Gli faceva eco Issa Hayatou, l’allora presidente della Confederazione africana di calcio: «Questa partnership rappresenta un traguardo importante raggiunto nella nostra continua ricerca di risorse aggiuntive in grado di consentire al calcio africano di accelerare il proprio sviluppo, di modernizzarsi migliorando la governance, le infrastrutture sportive e la sua performance su scala globale», rifletteva il numero uno della CAF per quasi tre decadi, dal 1988 al 2017. «Total, in quanto multinazionale tra i leader nel suo settore di attività, con un forte legame con il continente africano, contribuirà notevolmente al desiderio di CAF di lavorare costantemente per lo sviluppo della gioventù africana».

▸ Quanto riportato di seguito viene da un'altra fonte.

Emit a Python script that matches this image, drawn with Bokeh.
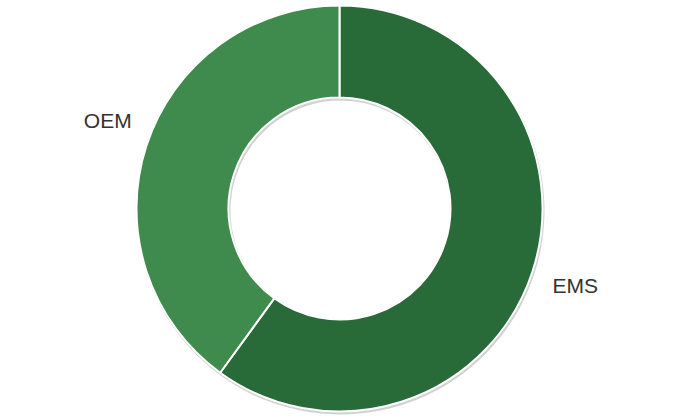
import numpy as np
from bokeh.plotting import figure
from bokeh.models import Range1d, ColumnDataSource
from bokeh.core.properties import value
from bokeh.embed import file_html
from bokeh.resources import INLINE

categories = ["EMS", "OEM"]
shares = [60, 40]
colors = ["#296a39", "#3e8b4d"]

W, H = 678, 418
cx, cy = 339, 210
R_out, R_in = 203, 111

total = float(sum(shares))
fr = np.array(shares) / total
cum = np.concatenate([[0], np.cumsum(fr)])
# clockwise from top
start = np.pi / 2 - cum[:-1] * 2 * np.pi
end = np.pi / 2 - cum[1:] * 2 * np.pi
mid = (start + end) / 2
# labels sit a little further round toward the top for the upper slice
lab_ang = mid + np.where(np.sin(mid) > 0, -1, 1) * 0.0 + np.where(np.cos(mid) < 0, -0.05, 0.0)

src = ColumnDataSource(dict(cat=categories, start=start, end=end, color=colors,
                            lx=cx + 248 * np.cos(lab_ang), ly=cy + 248 * np.sin(lab_ang)))

p = figure(width=W, height=H, output_backend="svg", toolbar_location=None,
           x_range=Range1d(0, W), y_range=Range1d(0, H), min_border=0)
p.axis.visible = False
p.grid.visible = False
p.outline_line_color = None

# shadow
p.annular_wedge(x=cx + 1, y=cy - 2, inner_radius=R_in - 1, outer_radius=R_out + 1,
                start_angle="start", end_angle="end", direction="clock",
                fill_color="#000000", fill_alpha=0.18, line_color=None, source=src)
p.annular_wedge(x=cx, y=cy, inner_radius=R_in, outer_radius=R_out,
                start_angle="start", end_angle="end", direction="clock",
                fill_color="color", line_color="white", line_width=2, source=src)
p.text(x="lx", y="ly", text="cat", text_align="center", text_baseline="middle",
       text_font=value("Liberation Sans"), text_font_size="21px", text_color="#333333",
       source=src)

open("out.html", "w").write(file_html(p, INLINE))
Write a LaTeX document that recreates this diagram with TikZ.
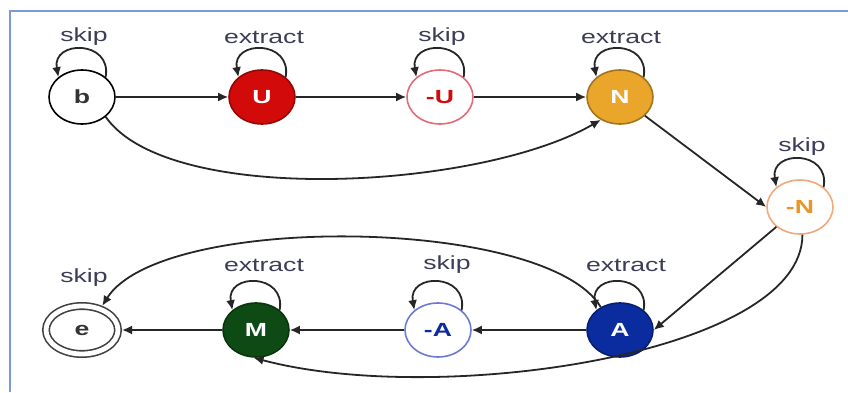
\documentclass[tikz,border=0pt]{standalone}
\usepackage{fontspec}
\setmainfont{Liberation Sans}
\usetikzlibrary{arrows.meta,shapes.geometric}
\definecolor{frameblue}{HTML}{7C9AD6}
\definecolor{lblgray}{HTML}{3C3C58}
\definecolor{ured}{HTML}{D20A0A}
\definecolor{nyellow}{HTML}{E9A62A}
\definecolor{ablue}{HTML}{0B2C9E}
\definecolor{mgreen}{HTML}{0E4A14}
\definecolor{urose}{HTML}{E46A78}
\definecolor{npeach}{HTML}{F2A878}
\definecolor{aliteblue}{HTML}{6C7AD2}
\newcommand{\widetxt}[1]{\scalebox{1.4}[1]{#1}}
\begin{document}
\begin{tikzpicture}[x=0.5pt,y=0.5pt,
    state/.style={draw, ellipse, minimum width=33pt, minimum height=27pt, inner sep=0pt,
        line width=0.8pt, font=\fontsize{9.5}{11}\selectfont\bfseries},
    lbl/.style={font=\fontsize{9.5}{11}\selectfont, text=lblgray},
    arr/.style={-{Latex[length=5pt,width=4.5pt]}, line width=0.9pt, draw=black!85}]
    \useasboundingbox (0,0) rectangle (848,392);
    \draw[frameblue, line width=0.8pt] (10,0) -- (10,381) -- (848,381);
    \node[state, text=black!80] (b) at (82,295) {\widetxt{b}};
    \node[state, fill=ured, draw=ured!70!black, text=white] (U) at (262,295) {\widetxt{U}};
    \node[state, draw=urose, text=ured] (mU) at (440,295) {\widetxt{-U}};
    \node[state, fill=nyellow, draw=nyellow!70!black, text=white] (N) at (620,295) {\widetxt{N}};
    \node[state, draw=npeach, text=nyellow!90!red] (mN) at (800,185) {\widetxt{-N}};
    \node[state, fill=ablue, draw=ablue!70!black, text=white] (A) at (620,62) {\widetxt{A}};
    \node[state, draw=aliteblue, text=ablue] (mA) at (438,62) {\widetxt{-A}};
    \node[state, fill=mgreen, draw=mgreen!70!black, text=white] (M) at (256,62) {\widetxt{M}};
    \node[state, draw=black!75, double, double distance=2.4pt, minimum width=36pt,
        minimum height=24pt, outer sep=2pt, text=black!80] (e) at (82,62) {\widetxt{e}};
    \node[lbl] (skipb) at (84,355) {\widetxt{skip}};
    \node[lbl] (extU) at (264,355) {\widetxt{extract}};
    \node[lbl] (skipmU) at (442,355) {\widetxt{skip}};
    \node[lbl] (extN) at (621,355) {\widetxt{extract}};
    \node[lbl] (skipmN) at (802,245) {\widetxt{skip}};
    \node[lbl] (extA) at (626,127) {\widetxt{extract}};
    \node[lbl] (skipmA) at (447,127) {\widetxt{skip}};
    \node[lbl] (extM) at (264,127) {\widetxt{extract}};
    \node[lbl] (skipe) at (84,114) {\widetxt{skip}};
    \foreach \s in {b,U,mU,N,mN,A,mA,M}
        \draw[arr] (\s.40) .. controls +(80:38) and +(100:38) .. (\s.140);
    \draw[arr] (b) -- (U);
    \draw[arr] (U) -- (mU);
    \draw[arr] (mU) -- (N);
    \draw[arr] (b.-40) .. controls +(-55:110) and +(-150:140) .. (N.-130);
    \draw[arr] (N) -- (mN.west);
    \draw[arr] (mN) -- (A.east);
    \draw[arr] (mN.-85) .. controls +(-90:120) and +(-15:190) .. (M.-95);
    \draw[arr] (A) -- (mA);
    \draw[arr] (mA) -- (M);
    \draw[arr] (M) -- (e);
    \draw[arr] (A.130) .. controls +(121:106) and +(58:110) .. (e.50);
\end{tikzpicture}
\end{document}
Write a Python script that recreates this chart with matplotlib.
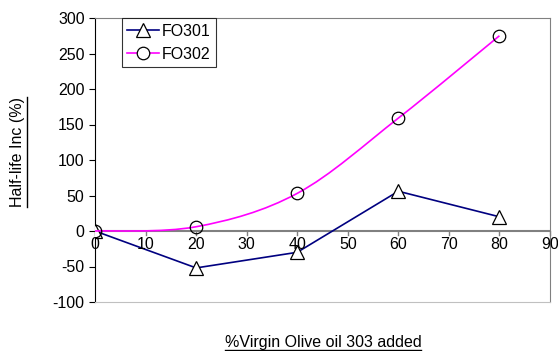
import numpy as np
import matplotlib.pyplot as plt
from matplotlib.path import Path
from matplotlib.patches import PathPatch
from matplotlib.lines import Line2D

plt.rcParams['font.family'] = ['Liberation Sans', 'DejaVu Sans']
plt.rcParams['axes.unicode_minus'] = False

# data
pct_added = [0, 20, 40, 60, 80]
fo301 = [0, -52, -30, 56, 20]
fo302 = [0, 6, 53, 159, 275]

x_ticks = np.arange(0, 91, 10)
y_ticks = np.arange(-100, 301, 50)

navy = '#000080'
magenta = '#ff00ff'
fs = 11.5


def smooth_path(xs, ys):
    # Excel-style smoothed line (Catmull-Rom as cubic Bezier)
    pts = np.column_stack([xs, ys]).astype(float)
    verts = [pts[0]]
    codes = [Path.MOVETO]
    n = len(pts)
    for i in range(n - 1):
        p0 = pts[i - 1] if i > 0 else pts[i]
        p1 = pts[i]
        p2 = pts[i + 1]
        p3 = pts[i + 2] if i + 2 < n else pts[i + 1]
        c1 = p1 + (p2 - p0) / 6.0
        c2 = p2 - (p3 - p1) / 6.0
        verts += [c1, c2, p2]
        codes += [Path.CURVE4] * 3
    return Path(verts, codes)


fig = plt.figure(figsize=(5.58, 3.51), dpi=100)
ax = fig.add_axes([95 / 558, 1 - 302 / 351, 455 / 558, 284 / 351])

ax.plot(pct_added, fo301, color=navy, lw=1.2, marker='^', ms=9.5,
        mfc='white', mec='black', mew=0.9, label='FO301', zorder=3)
ax.add_patch(PathPatch(smooth_path(pct_added, fo302), fc='none',
                       ec=magenta, lw=1.2, zorder=3))
ax.plot(pct_added, fo302, ls='none', marker='o', ms=9,
        mfc='none', mec='black', mew=0.9, zorder=4)
# legend proxy for the smoothed series
ax.plot([], [], color=magenta, lw=1.2, marker='o', ms=9,
        mfc='white', mec='black', mew=0.9, label='FO302')

ax.set_xlim(0, 90)
ax.set_ylim(-100, 300)
ax.set_yticks(y_ticks)
ax.set_xticks(x_ticks)

ax.spines['left'].set_color('black')
for s in ['top', 'right']:
    ax.spines[s].set_color('#808080')
ax.spines['bottom'].set_color('#c0c0c0')

# x axis drawn at y = 0
ax.axhline(0, color='#808080', lw=1.5, zorder=2)
ax.tick_params(axis='x', length=0, labelbottom=False)
for xv in x_ticks:
    ax.plot([xv, xv], [0, -6], color='#808080', lw=1, clip_on=False, zorder=2)
    ax.text(xv, -8, str(xv), ha='center', va='top', fontsize=fs)
ax.tick_params(axis='y', direction='out', length=4, labelsize=fs, color='black')

leg = ax.legend(loc='upper left', bbox_to_anchor=(0.059, 1.0), fontsize=fs,
                frameon=True, fancybox=False, edgecolor='black',
                handlelength=2.0, handletextpad=0.15, borderpad=0.35,
                labelspacing=0.5, borderaxespad=0.0)
leg.get_frame().set_linewidth(0.8)

# underlined axis titles
xl = fig.text(323 / 558, 1 - 342 / 351, '%Virgin Olive oil 303 added',
              ha='center', va='center', fontsize=fs)
yl = fig.text(18 / 558, 1 - 152 / 351, 'Half-life Inc (%)', rotation=90,
              ha='center', va='center', fontsize=fs)

fig.canvas.draw()
r = fig.canvas.get_renderer()
inv = fig.transFigure.inverted()
bb = xl.get_window_extent(r).transformed(inv)
fig.add_artist(Line2D([bb.x0, bb.x1], [bb.y0 - 0.002, bb.y0 - 0.002],
                      color='black', lw=1.0))
bb = yl.get_window_extent(r).transformed(inv)
fig.add_artist(Line2D([bb.x1 + 0.003, bb.x1 + 0.003], [bb.y0, bb.y1],
                      color='black', lw=1.0))

fig.savefig('out.png', dpi=100)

Naturalmente la multinazionale francese, bersagliata da queste critiche anche nella scorsa edizione della Coppa d’Africa, ha alzato lo scudo, professandosi innocente: «È falso che stiamo usando il greenwashing per ripulire la nostra immagine», si è difesa ufficialmente Total Energies. «Il nostro unico desiderio è pubblicizzare la dimensione multienergetica delle nostre attività. La nostra ambizione è quella di essere un attore importante nella transizione energetica, impegnato a raggiungere la neutralità del carbonio nel 2050».
In realtà, come fatto notare Reporterre – un media francese indipendente specializzato sui temi ecologici – nei programmi di Total Energies c’è un aumento della produzione di idrocarburi del 2-3% all’anno entro il 2028.
Insomma, risulta piuttosto difficile credere alla difesa d’ufficio della compagnia petrolifera francese.